By the late 19th century, staff numbers grew substantially (reaching hundreds, including honorary aides under Abdul Hamid II). After the 1908 Young Turk Revolution, its power diminished with the restoration of constitutional government, though it persisted until the abolition of the sultanate.

Notable figures associated with the Mabeyn include Tahsin Pasha (Chief Secretary to Abdul Hamid II), Halid Ziya Uşaklıgil, and Mehmed Said Pasha.

== Significance ==
The Mabeyn-i Hümayun symbolized the personalization of Ottoman rule. As the Divan-ı Hümayun and grand vizierate lost centrality, the Mabeyn allowed sultans—particularly in the 19th century—to exercise direct authority.
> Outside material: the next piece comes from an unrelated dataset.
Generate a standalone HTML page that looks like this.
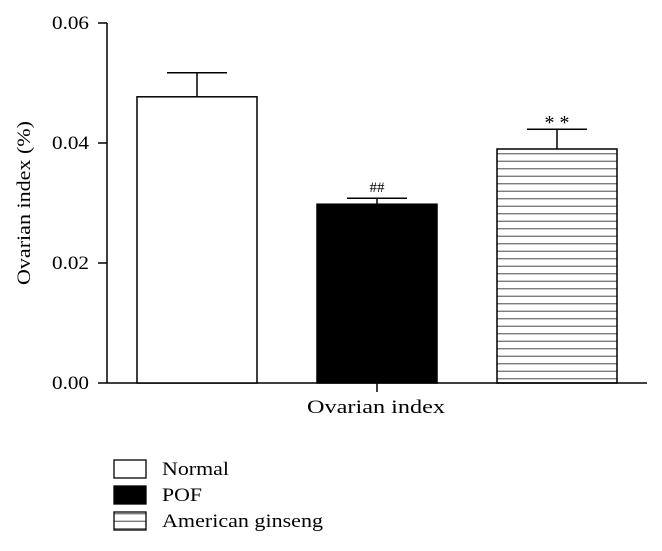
<!DOCTYPE html>
<html><head><meta charset="utf-8"><style>
html,body{margin:0;padding:0;background:#fff;}
svg{display:block;font-family:"Liberation Serif",serif;}
</style></head><body>
<svg id="chart" width="662" height="551" viewBox="0 0 662 551">
<defs>
<pattern id="hatch" patternUnits="userSpaceOnUse" x="0" y="0" width="8" height="7.5">
<line x1="0" y1="3.75" x2="8" y2="3.75" stroke="#666" stroke-width="1.2"/>
</pattern>
</defs>
<g id="axes"></g>
<g id="bars"></g>
<g id="legend"></g>
</svg>
<script>
const categories = ["Normal", "POF", "American ginseng"];
const values = [0.0477, 0.0298, 0.0390];
const errors = [0.0040, 0.0010, 0.0033];
const marks = ["", "##", "* *"];
const ticks = [0, 0.02, 0.04, 0.06];
const tickLabels = ["0.00", "0.02", "0.04", "0.06"];

const NS = "http://www.w3.org/2000/svg";
const y0 = 383, yTop = 23, vmax = 0.06;
function yScale(v){ return y0 - (v / vmax) * (y0 - yTop); }
const barW = 120, firstX = 137, step = 180;
function xScale(i){ return firstX + i * step; }
const fills = ["#fff", "#000", "url(#hatch)"];
const legendLens = [67, 40, 161];

function mk(tag, attrs, parent){
  const e = document.createElementNS(NS, tag);
  for (const k in attrs) e.setAttribute(k, attrs[k]);
  parent.appendChild(e);
  return e;
}
const axes = document.getElementById("axes");
const bars = document.getElementById("bars");
const legend = document.getElementById("legend");

const yAxis = mk("line", {x1:107, y1:yTop, x2:107, y2:y0, stroke:"#000", "stroke-width":1.5}, axes);


const xAxis = mk("line", {x1:107, y1:y0, x2:647, y2:y0, stroke:"#000", "stroke-width":1.5}, axes);


const xt = mk("line", {x1:377, y1:y0, x2:377, y2:y0+9, stroke:"#000", "stroke-width":1.5}, axes);


const xl = mk("text", {x:307, y:413, "font-size":19, textLength:138, lengthAdjust:"spacingAndGlyphs"}, axes);
xl.textContent = "Ovarian index";



ticks.forEach((t, i) => {
  const y = yScale(t);
  const l = mk("line", {x1:98, y1:y, x2:107, y2:y, stroke:"#000", "stroke-width":1.5}, axes);
  
  
  const tx = mk("text", {x:52, y:y+6, "font-size":19, textLength:37, lengthAdjust:"spacingAndGlyphs"}, axes);
  tx.textContent = tickLabels[i];
  
  
});
const yt = mk("text", {x:-82, y:0, "font-size":19, textLength:164, lengthAdjust:"spacingAndGlyphs", transform:"translate(30,203) rotate(-90)"}, axes);
yt.textContent = "Ovarian index (%)";



values.forEach((v, i) => {
  const x = xScale(i), y = yScale(v), cx = x + barW/2;
  const r = mk("rect", {x:x, y:y, width:barW, height:y0-y, fill:fills[i], stroke:"#000", "stroke-width":1.5}, bars);
  
  
  const ye = yScale(v + errors[i]);
  const e1 = mk("line", {x1:cx, y1:y, x2:cx, y2:ye, stroke:"#000", "stroke-width":1.5}, bars);
  
  
  const e2 = mk("line", {x1:cx-30, y1:ye, x2:cx+30, y2:ye, stroke:"#000", "stroke-width":1.5}, bars);
  
  
  if (marks[i]) {
    const m = mk("text", {x:cx, y:ye + (marks[i].indexOf('*')>=0 ? 0 : -6), "text-anchor":"middle", "font-size": marks[i].indexOf('*')>=0 ? 20 : 15}, bars);
    m.textContent = marks[i];
    
    
  }
});

const ly = [460, 486, 512];
categories.forEach((c, i) => {
  const b = mk("rect", {x:114, y:ly[i], width:32, height:18, fill:fills[i], stroke:"#000", "stroke-width":1.3}, legend);
  
  
  const t = mk("text", {x:162, y:ly[i]+15, "font-size":19, textLength:legendLens[i], lengthAdjust:"spacingAndGlyphs"}, legend);
  t.textContent = c;
  
  
});
</script>
</body></html>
It reflected the empire's modernization efforts while maintaining traditional palace hierarchies and rituals. Its archives and operations provide key insights into late Ottoman decision-making.

== Legacy ==
After the Ottoman Empire's dissolution, the physical Mabeyn sections in surviving palaces (now museums) continue to illustrate 19th-century Ottoman architecture and court life. Scholarly works, such as Ali Akyıldız's comprehensive study Mabeyn-i Hümayun: Osmanlı Saray Teşkilatının Modernleşmesi, have illuminated its institutional history.

==List of secretaries==

- Tahsin Pasha, Chief Secretary of Abdul Hamid II from 1894 to 1908.
- Ahmad Izzat Pasha al-Abid, Second Secretary of Abdul Hamid II from 1895 to 1908.
- Mehmed Said Pasha, Chief Secretary of Abdul Hamid II from 1876 to 1878.
- Halid Ziya Bey, Chief Secretary of Mehmed V from 1909 to 1912.